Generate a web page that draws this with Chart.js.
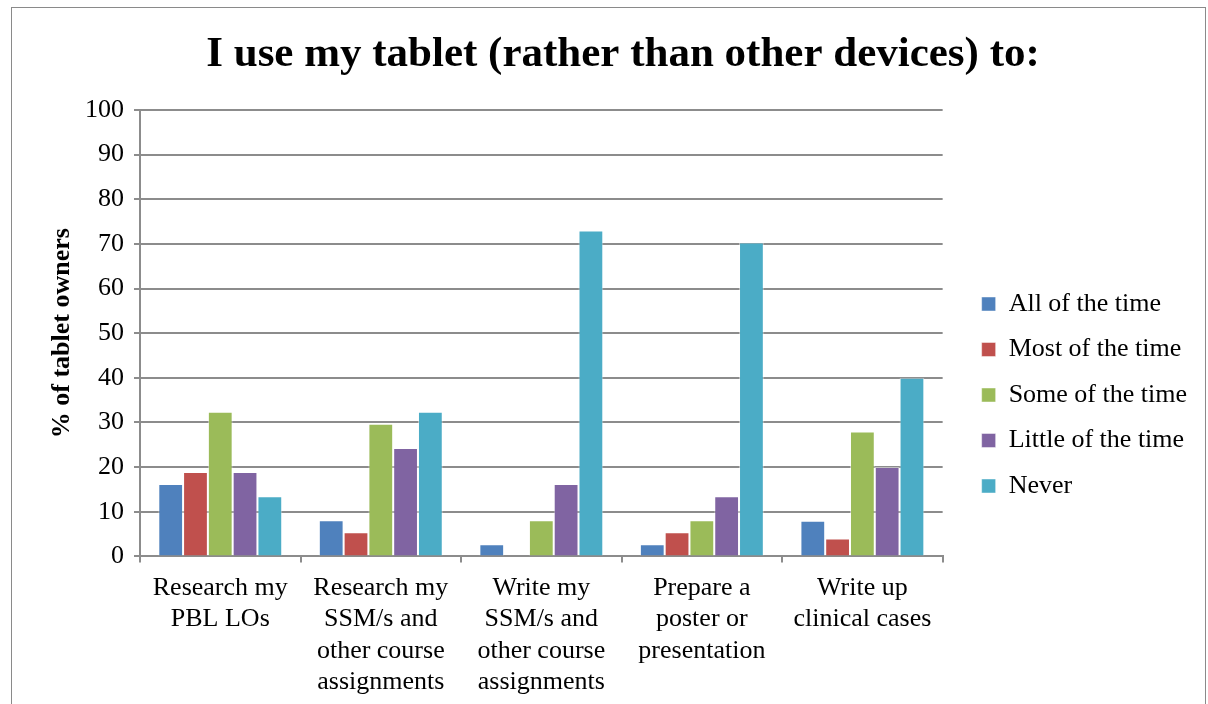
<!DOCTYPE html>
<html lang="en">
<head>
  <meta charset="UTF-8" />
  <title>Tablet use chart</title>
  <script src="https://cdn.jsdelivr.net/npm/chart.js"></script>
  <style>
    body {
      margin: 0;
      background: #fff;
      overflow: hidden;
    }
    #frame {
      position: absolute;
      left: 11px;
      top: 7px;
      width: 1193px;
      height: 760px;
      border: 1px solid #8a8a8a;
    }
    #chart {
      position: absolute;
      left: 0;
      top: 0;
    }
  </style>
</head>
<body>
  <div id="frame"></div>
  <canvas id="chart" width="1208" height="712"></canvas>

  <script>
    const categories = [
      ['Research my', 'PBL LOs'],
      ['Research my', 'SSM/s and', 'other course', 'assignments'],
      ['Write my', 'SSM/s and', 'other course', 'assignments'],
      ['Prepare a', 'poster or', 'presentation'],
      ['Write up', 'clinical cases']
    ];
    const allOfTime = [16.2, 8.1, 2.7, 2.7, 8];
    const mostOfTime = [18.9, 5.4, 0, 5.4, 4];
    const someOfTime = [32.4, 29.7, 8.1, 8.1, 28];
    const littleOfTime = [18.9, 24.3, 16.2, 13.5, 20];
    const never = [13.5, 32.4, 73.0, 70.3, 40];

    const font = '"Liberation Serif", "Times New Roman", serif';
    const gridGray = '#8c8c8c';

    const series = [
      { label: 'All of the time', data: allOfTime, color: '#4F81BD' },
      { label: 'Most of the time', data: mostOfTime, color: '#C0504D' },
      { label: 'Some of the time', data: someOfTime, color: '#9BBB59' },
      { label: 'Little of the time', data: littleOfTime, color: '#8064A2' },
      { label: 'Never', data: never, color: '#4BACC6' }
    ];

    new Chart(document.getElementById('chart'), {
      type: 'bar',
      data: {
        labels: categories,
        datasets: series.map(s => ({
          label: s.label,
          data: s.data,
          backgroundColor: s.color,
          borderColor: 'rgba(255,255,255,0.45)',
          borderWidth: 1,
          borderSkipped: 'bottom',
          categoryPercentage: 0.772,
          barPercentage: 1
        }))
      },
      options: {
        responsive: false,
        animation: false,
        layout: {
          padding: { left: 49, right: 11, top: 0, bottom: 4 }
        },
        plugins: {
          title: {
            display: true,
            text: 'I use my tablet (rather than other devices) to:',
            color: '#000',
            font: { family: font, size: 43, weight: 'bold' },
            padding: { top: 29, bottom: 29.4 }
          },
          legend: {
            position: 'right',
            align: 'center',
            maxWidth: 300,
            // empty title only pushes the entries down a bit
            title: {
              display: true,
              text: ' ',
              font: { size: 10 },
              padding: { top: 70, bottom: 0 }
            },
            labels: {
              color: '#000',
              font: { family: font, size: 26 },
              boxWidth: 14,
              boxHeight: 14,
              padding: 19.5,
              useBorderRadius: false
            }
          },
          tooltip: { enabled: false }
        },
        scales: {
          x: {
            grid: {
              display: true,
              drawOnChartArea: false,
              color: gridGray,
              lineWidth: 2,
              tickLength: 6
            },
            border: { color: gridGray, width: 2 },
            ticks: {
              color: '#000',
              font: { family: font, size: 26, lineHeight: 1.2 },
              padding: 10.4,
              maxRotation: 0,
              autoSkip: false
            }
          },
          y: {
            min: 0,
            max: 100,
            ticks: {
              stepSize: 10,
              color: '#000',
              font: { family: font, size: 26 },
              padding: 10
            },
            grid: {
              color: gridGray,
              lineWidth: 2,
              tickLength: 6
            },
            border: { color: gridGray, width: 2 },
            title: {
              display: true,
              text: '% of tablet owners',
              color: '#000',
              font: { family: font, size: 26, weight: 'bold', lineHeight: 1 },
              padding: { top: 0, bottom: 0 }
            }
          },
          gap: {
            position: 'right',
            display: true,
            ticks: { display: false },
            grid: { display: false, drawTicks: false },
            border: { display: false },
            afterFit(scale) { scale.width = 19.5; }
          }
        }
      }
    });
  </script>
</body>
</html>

▸ **Exercise prompt**
Quote all the lines above exactly as given. Do not include the pictures.

▸ **Result**
Generate a web page that draws this with Chart.js.
<!DOCTYPE html>
<html lang="en">
<head>
  <meta charset="UTF-8" />
  <title>Tablet use chart</title>
  <script src="https://cdn.jsdelivr.net/npm/chart.js"></script>
  <style>
    body {
      margin: 0;
      background: #fff;
      overflow: hidden;
    }
    #frame {
      position: absolute;
      left: 11px;
      top: 7px;
      width: 1193px;
      height: 760px;
      border: 1px solid #8a8a8a;
    }
    #chart {
      position: absolute;
      left: 0;
      top: 0;
    }
  </style>
</head>
<body>
  <div id="frame"></div>
  <canvas id="chart" width="1208" height="712"></canvas>

  <script>
    const categories = [
      ['Research my', 'PBL LOs'],
      ['Research my', 'SSM/s and', 'other course', 'assignments'],
      ['Write my', 'SSM/s and', 'other course', 'assignments'],
      ['Prepare a', 'poster or', 'presentation'],
      ['Write up', 'clinical cases']
    ];
    const allOfTime = [16.2, 8.1, 2.7, 2.7, 8];
    const mostOfTime = [18.9, 5.4, 0, 5.4, 4];
    const someOfTime = [32.4, 29.7, 8.1, 8.1, 28];
    const littleOfTime = [18.9, 24.3, 16.2, 13.5, 20];
    const never = [13.5, 32.4, 73.0, 70.3, 40];

    const font = '"Liberation Serif", "Times New Roman", serif';
    const gridGray = '#8c8c8c';

    const series = [
      { label: 'All of the time', data: allOfTime, color: '#4F81BD' },
      { label: 'Most of the time', data: mostOfTime, color: '#C0504D' },
      { label: 'Some of the time', data: someOfTime, color: '#9BBB59' },
      { label: 'Little of the time', data: littleOfTime, color: '#8064A2' },
      { label: 'Never', data: never, color: '#4BACC6' }
    ];

    new Chart(document.getElementById('chart'), {
      type: 'bar',
      data: {
        labels: categories,
        datasets: series.map(s => ({
          label: s.label,
          data: s.data,
          backgroundColor: s.color,
          borderColor: 'rgba(255,255,255,0.45)',
          borderWidth: 1,
          borderSkipped: 'bottom',
          categoryPercentage: 0.772,
          barPercentage: 1
        }))
      },
      options: {
        responsive: false,
        animation: false,
        layout: {
          padding: { left: 49, right: 11, top: 0, bottom: 4 }
        },
        plugins: {
          title: {
            display: true,
            text: 'I use my tablet (rather than other devices) to:',
            color: '#000',
            font: { family: font, size: 43, weight: 'bold' },
            padding: { top: 29, bottom: 29.4 }
          },
          legend: {
            position: 'right',
            align: 'center',
            maxWidth: 300,
            // empty title only pushes the entries down a bit
            title: {
              display: true,
              text: ' ',
              font: { size: 10 },
              padding: { top: 70, bottom: 0 }
            },
            labels: {
              color: '#000',
              font: { family: font, size: 26 },
              boxWidth: 14,
              boxHeight: 14,
              padding: 19.5,
              useBorderRadius: false
            }
          },
          tooltip: { enabled: false }
        },
        scales: {
          x: {
            grid: {
              display: true,
              drawOnChartArea: false,
              color: gridGray,
              lineWidth: 2,
              tickLength: 6
            },
            border: { color: gridGray, width: 2 },
            ticks: {
              color: '#000',
              font: { family: font, size: 26, lineHeight: 1.2 },
              padding: 10.4,
              maxRotation: 0,
              autoSkip: false
            }
          },
          y: {
            min: 0,
            max: 100,
            ticks: {
              stepSize: 10,
              color: '#000',
              font: { family: font, size: 26 },
              padding: 10
            },
            grid: {
              color: gridGray,
              lineWidth: 2,
              tickLength: 6
            },
            border: { color: gridGray, width: 2 },
            title: {
              display: true,
              text: '% of tablet owners',
              color: '#000',
              font: { family: font, size: 26, weight: 'bold', lineHeight: 1 },
              padding: { top: 0, bottom: 0 }
            }
          },
          gap: {
            position: 'right',
            display: true,
            ticks: { display: false },
            grid: { display: false, drawTicks: false },
            border: { display: false },
            afterFit(scale) { scale.width = 19.5; }
          }
        }
      }
    });
  </script>
</body>
</html>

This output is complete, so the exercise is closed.